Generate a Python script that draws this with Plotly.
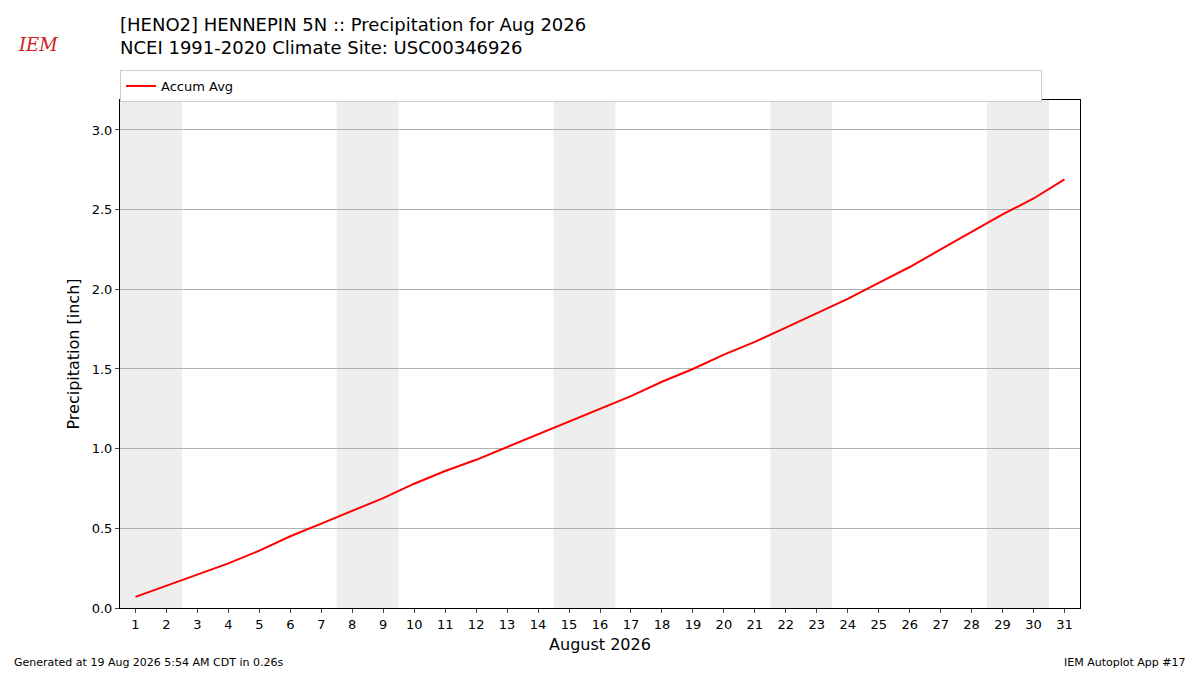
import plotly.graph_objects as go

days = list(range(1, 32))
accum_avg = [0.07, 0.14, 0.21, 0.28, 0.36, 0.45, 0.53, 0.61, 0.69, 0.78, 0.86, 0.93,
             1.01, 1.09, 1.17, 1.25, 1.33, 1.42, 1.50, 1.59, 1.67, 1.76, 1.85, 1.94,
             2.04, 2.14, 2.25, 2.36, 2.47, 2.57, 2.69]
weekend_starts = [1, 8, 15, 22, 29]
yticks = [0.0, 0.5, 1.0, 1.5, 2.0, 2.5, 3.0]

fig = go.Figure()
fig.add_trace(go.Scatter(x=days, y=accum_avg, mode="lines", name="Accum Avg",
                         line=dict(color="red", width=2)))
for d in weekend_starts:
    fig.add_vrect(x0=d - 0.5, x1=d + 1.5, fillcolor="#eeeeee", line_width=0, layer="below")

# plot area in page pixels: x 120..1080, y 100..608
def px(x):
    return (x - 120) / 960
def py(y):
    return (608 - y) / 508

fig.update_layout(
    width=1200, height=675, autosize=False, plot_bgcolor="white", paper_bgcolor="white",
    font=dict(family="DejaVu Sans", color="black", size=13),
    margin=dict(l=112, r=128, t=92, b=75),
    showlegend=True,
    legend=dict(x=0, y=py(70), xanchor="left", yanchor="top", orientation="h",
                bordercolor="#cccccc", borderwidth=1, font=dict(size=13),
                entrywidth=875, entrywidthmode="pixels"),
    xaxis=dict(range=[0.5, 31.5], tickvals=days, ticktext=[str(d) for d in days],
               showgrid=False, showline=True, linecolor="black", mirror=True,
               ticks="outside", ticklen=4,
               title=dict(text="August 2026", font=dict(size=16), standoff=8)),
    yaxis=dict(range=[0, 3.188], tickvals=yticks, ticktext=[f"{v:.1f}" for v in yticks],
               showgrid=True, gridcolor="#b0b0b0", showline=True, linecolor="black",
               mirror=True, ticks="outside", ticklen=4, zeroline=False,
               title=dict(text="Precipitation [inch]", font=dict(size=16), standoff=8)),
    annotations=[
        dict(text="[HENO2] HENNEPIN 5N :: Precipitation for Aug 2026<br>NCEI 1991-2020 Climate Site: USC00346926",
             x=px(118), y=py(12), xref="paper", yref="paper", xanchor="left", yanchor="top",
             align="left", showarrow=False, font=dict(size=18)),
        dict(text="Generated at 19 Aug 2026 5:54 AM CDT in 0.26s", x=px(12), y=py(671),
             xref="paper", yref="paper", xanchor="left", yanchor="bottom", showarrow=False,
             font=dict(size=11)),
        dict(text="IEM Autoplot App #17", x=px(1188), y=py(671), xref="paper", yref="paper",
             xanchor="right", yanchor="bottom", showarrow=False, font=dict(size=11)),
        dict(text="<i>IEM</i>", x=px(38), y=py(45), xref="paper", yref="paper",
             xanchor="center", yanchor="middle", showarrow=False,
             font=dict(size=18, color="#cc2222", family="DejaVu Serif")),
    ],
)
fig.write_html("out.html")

## REQUIRED TASK
Leave the pictures out and reproduce exactly the lines from the top of the listing above through the line with "return (608 - y) / 508".

## THE RESULT
Generate a Python script that draws this with Plotly.
import plotly.graph_objects as go

days = list(range(1, 32))
accum_avg = [0.07, 0.14, 0.21, 0.28, 0.36, 0.45, 0.53, 0.61, 0.69, 0.78, 0.86, 0.93,
             1.01, 1.09, 1.17, 1.25, 1.33, 1.42, 1.50, 1.59, 1.67, 1.76, 1.85, 1.94,
             2.04, 2.14, 2.25, 2.36, 2.47, 2.57, 2.69]
weekend_starts = [1, 8, 15, 22, 29]
yticks = [0.0, 0.5, 1.0, 1.5, 2.0, 2.5, 3.0]

fig = go.Figure()
fig.add_trace(go.Scatter(x=days, y=accum_avg, mode="lines", name="Accum Avg",
                         line=dict(color="red", width=2)))
for d in weekend_starts:
    fig.add_vrect(x0=d - 0.5, x1=d + 1.5, fillcolor="#eeeeee", line_width=0, layer="below")

# plot area in page pixels: x 120..1080, y 100..608
def px(x):
    return (x - 120) / 960
def py(y):
    return (608 - y) / 508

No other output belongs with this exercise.